Notre Dame de Paris is another masterpiece by Victor Hugo. I cannot decide which is more tragic: Les Misérables or Notre Dame de Paris. In Les Misérables, Jean Valjean tried to leave his past and becomes a good man, but the inspector wouldn't let him be. In Notre Dame de Paris we have 5 main characters:
1. Pierre Gringoire, the failed play writer whom Esmeralda married to save him from death.
2. Claude Frollo, the priest who fell desperately in love with Esmeralda and blamed her for this.
3. La Esmeralda, the beautiful gypsy dancer.
4. Quasimodo, the hunchbacked bell ringer of Notre Dame.
5. Captain Phoebus, the gallant soldier whom Esmeralda loved.
When I was younger I saw the book (already translated in bahasa Indonesia) in a book store, but as a student I didn't have enough money to buy all series so I only got Pride and Prejudice and A short stories collection by Anton Chekov. How I hoped I had the money, because several years later a friend gave me the Notre Dame de Paris book as a birthday gift, but the English translation was difficult to read (unlike my Les Miz book). I think I finally read the Indonesian translation because one of my cousins happened to have it.
I watched the 1956 movie version with Anthony Quinn and Gina Lollobrigida last night. It was a very good adaptation and I liked how the actors played Frollo, Esmeralda, and Quasimodo. My favourite scene was perhaps (because there were so many beautiful scenes) when Quasimodo was giving Esmeralda flowers when she was in sanctuary. He saw a beautiful red flower and happily troubled himself to get it - they were on the top of Notre Dame - but when he gave it to Esmeralda, she was looking at Phoebus and the next moment asked the hunchback to bring the captain to her.
In the movie Esmeralda met her end with an arrow. I haven't read the book for so long, but I think she met her death by hanging. Also I didn't see Frollo smile in the movie when Quasimodo pushed him from the roof.
Quasimodo might have the ugliest face in Paris, but he and Esmeralda possessed the purest hearts. In the movie Frollo only said he took care of Quasimodo as a charity. The book explained that Frollo had a little brother whom he put out to a nurse. When he saw baby Quasimodo, he remembered his little brother and what should happen to him if he were to die, so he felt pity to orphaned Quasimodo and take him home. (Frollo deserved a credit here. In the Disney version, he almost threw baby Quasimodo into a well.)

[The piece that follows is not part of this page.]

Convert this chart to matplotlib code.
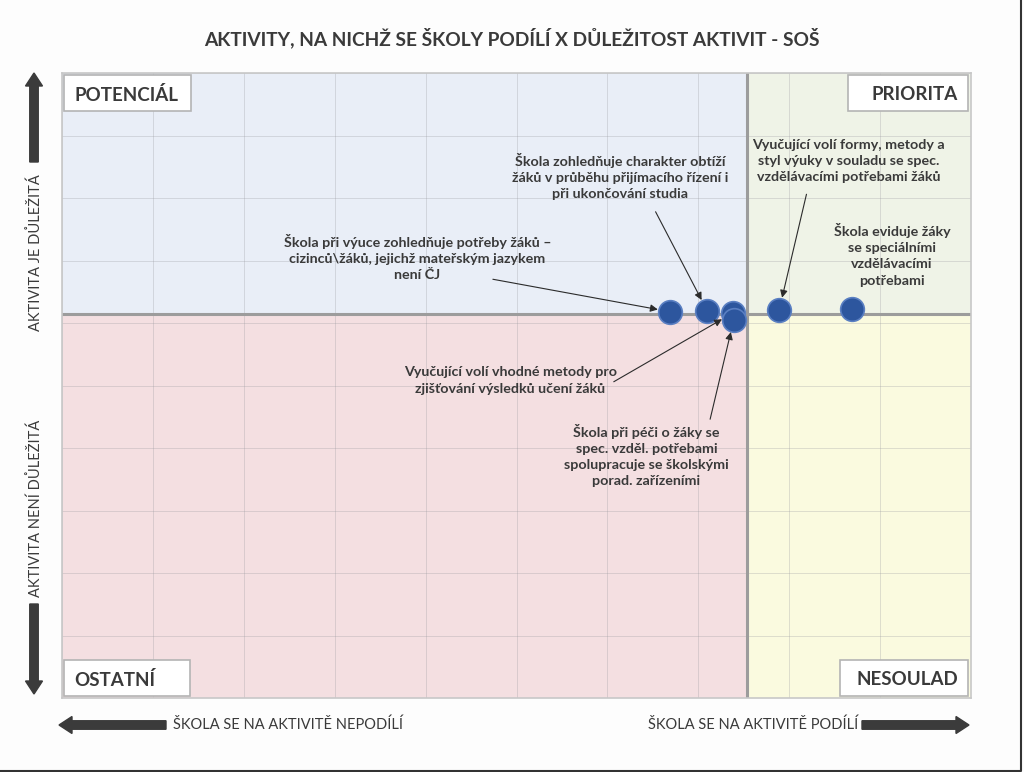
import numpy as np
import matplotlib.pyplot as plt
from matplotlib.patches import Rectangle, FancyArrow

plt.rcParams['font.family'] = ['Lato', 'DejaVu Sans']

# data (x: share of schools engaged, y: importance), 0-100 scale
labels = [
    "Škola při výuce zohledňuje potřeby žáků –\ncizinců\\žáků, jejichž mateřským jazykem\nnení ČJ",
    "Škola zohledňuje charakter obtíží\nžáků v průběhu přijímacího řízení i\npři ukončování studia",
    "Vyučující volí vhodné metody pro\nzjišťování výsledků učení žáků",
    "Škola při péči o žáky se\nspec. vzděl. potřebami\nspolupracuje se školskými\nporad. zařízeními",
    "Vyučující volí formy, metody a\nstyl výuky v souladu se spec.\nvzdělávacími potřebami žáků",
    "Škola eviduje žáky\nse speciálními\nvzdělávacími\npotřebami",
]
x_vals = [66.9, 71.0, 73.8, 73.9, 78.9, 86.9]
y_vals = [61.8, 61.9, 61.6, 60.5, 62.1, 62.2]
x_mid = 75.4
y_mid = 61.4

quad_names = ['POTENCIÁL', 'PRIORITA', 'OSTATNÍ', 'NESOULAD']

# label text position / arrow start, in data units
label_pos = [(39.1, 70.5), (61.4, 83.4), (49.3, 50.8), (64.3, 38.8), (86.5, 85.9), (91.3, 70.9)]
arrow_from = [(47.4, 67.0), (65.3, 77.8), (60.7, 50.6), (71.3, 44.6), (81.9, 80.6), None]

txt = '#3a3a3a'
fig = plt.figure(figsize=(10.24, 7.72), dpi=100)
fig.patch.set_facecolor('#fdfdfd')
ax = fig.add_axes([62/1024, 74/772, 909/1024, 625/772])
ax.set_xlim(0, 100)
ax.set_ylim(0, 100)

# quadrant backgrounds
ax.add_patch(Rectangle((0, y_mid), x_mid, 100 - y_mid, color='#e9eef7', zorder=0))
ax.add_patch(Rectangle((x_mid, y_mid), 100 - x_mid, 100 - y_mid, color='#eff3e7', zorder=0))
ax.add_patch(Rectangle((0, 0), x_mid, y_mid, color='#f4dfe1', zorder=0))
ax.add_patch(Rectangle((x_mid, 0), 100 - x_mid, y_mid, color='#fafadf', zorder=0))

ax.set_xticks(np.arange(0, 101, 10))
ax.set_yticks(np.arange(0, 101, 10))
ax.grid(True, color='#9a9aa0', lw=0.6, alpha=0.35, zorder=1)
ax.tick_params(length=0, labelbottom=False, labelleft=False)
for s in ax.spines.values():
    s.set_color('#c8c8c8')
    s.set_linewidth(1.2)

ax.axvline(x_mid, color='#9c9c9c', lw=2.2, zorder=2)
ax.axhline(y_mid, color='#9c9c9c', lw=2.2, zorder=2)

ax.scatter(x_vals, y_vals, s=290, color='#2d569e', edgecolor='#5a7fc2', lw=1.2, zorder=4)

for lab, (tx, ty), src, px, py in zip(labels, label_pos, arrow_from, x_vals, y_vals):
    ax.text(tx, ty, lab, ha='center', va='center', fontsize=10.3, fontweight='bold',
            color=txt, linespacing=1.42, zorder=5)
    if src is not None:
        ax.annotate('', xy=(px, py), xytext=src,
                    arrowprops=dict(arrowstyle='-|>', color='#2b2b2b', lw=0.8,
                                    shrinkA=0, shrinkB=9, mutation_scale=11), zorder=5)

# quadrant name boxes (axes fraction)
boxes = [(0.0022, 0.939, 0.1397), (0.8647, 0.939, 0.132), (0.0022, 0.0032, 0.1386), (0.8559, 0.0032, 0.1408)]
for (bx, by, bw), name, i in zip(boxes, quad_names, range(4)):
    ax.add_patch(Rectangle((bx, by), bw, 0.0576, transform=ax.transAxes, fc='white',
                           ec='#b4b4b4', lw=1.2, zorder=6))
    if i % 2 == 0:
        ax.text(0.0138, by + 0.026, name, transform=ax.transAxes, ha='left', va='center',
                fontsize=13.5, fontweight='bold', color=txt, zorder=7)
    else:
        ax.text(0.9857, by + 0.026, name, transform=ax.transAxes, ha='right', va='center',
                fontsize=13.5, fontweight='bold', color=txt, zorder=7)

fig.text(0.5, 1 - 38/772, 'AKTIVITY, NA NICHŽ SE ŠKOLY PODÍLÍ X DŮLEŽITOST AKTIVIT - SOŠ',
         ha='center', va='center', fontsize=13.8, fontweight='bold', color=txt)

fig.text(36/1024, 1 - 253/772, 'AKTIVITA JE DŮLEŽITÁ', rotation=90, ha='center', va='center',
         fontsize=10.5, color=txt)
fig.text(36/1024, 1 - 508/772, 'AKTIVITA NENÍ DŮLEŽITÁ', rotation=90, ha='center', va='center',
         fontsize=10.5, color=txt)
fig.text(173/1024, 1 - 725/772, 'ŠKOLA SE NA AKTIVITĚ NEPODÍLÍ', ha='left', va='center',
         fontsize=10.5, color=txt)
fig.text(858/1024, 1 - 725/772, 'ŠKOLA SE NA AKTIVITĚ PODÍLÍ', ha='right', va='center',
         fontsize=10.5, color=txt)

# big arrows (positions in pixels -> inches)
def big_arrow(x0, y0, x1, y1):
    fig.patches.append(FancyArrow(x0/100, (772-y0)/100, (x1-x0)/100, -(y1-y0)/100,
                                  width=0.085, head_width=0.17, head_length=0.13,
                                  length_includes_head=True, color='#3b3b3b',
                                  transform=fig.dpi_scale_trans, figure=fig))

big_arrow(34, 162, 34, 73)
big_arrow(34, 604, 34, 694)
big_arrow(166, 725, 59, 725)
big_arrow(862, 725, 969, 725)

# thin dark frame on right and bottom edge of the screenshot
fig.add_artist(plt.Line2D([1021/1024, 1021/1024, 0], [1, 1.5/772, 1.5/772],
                          transform=fig.transFigure, color='#333333', lw=1.5))

fig.savefig('out.png', dpi=100, facecolor=fig.get_facecolor())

I remember my favourite part in the book now: The story about Esmeralda's mother. After Esmeralda had been born, there were gypsies arrived in town and her mother brought her to them so they could read her future. They were delighted to see her for she was such a very beautiful baby. The next day when her mother was out, they stole little Esmeralda and put the baby Quasimodo at her place. Her mother was very shocked to find her beautiful baby turned into a monster and since then she became a gyspy hater, even cursed Esmeralda everytime she went by, for she didn't know Esmeralda was her long lost child. And at last when mother and daughter finally met (like Cinderella, for each had one of the baby shoes), they had to be separated in an instant, for Esmeralda must be hanged, having been accused as a sorcerer, for a murder she never had done.
The trial scene in the movie was like a comedy. The proofs were stupid, but this was Paris in 1482. They didn't examined further the fact that there was another man in the murder scene. I laughed when they examined the dead leaf seriously and then concluded that Esmeralda was a sorcerer and the goat Djali was a devil incarnation. However it wasn't funny for Esmeralda for later she was tortured and perhaps she would never be able to dance again as they tried to break her lovely leg.
It was also heart-breaking to see people of Paris chose Quasimodo as the King of The Fools and the next day he was flogged and none would give him water when he asked except Esmeralda.
If only Phoebus had Quasimodo's heart, said Esmeralda. But he didn't, so the story must end tragically.
The title itself can be of 2 meaning. Notre Dame de Paris either can be the great church or La Esmeralda (Notre Dame = Our Lady).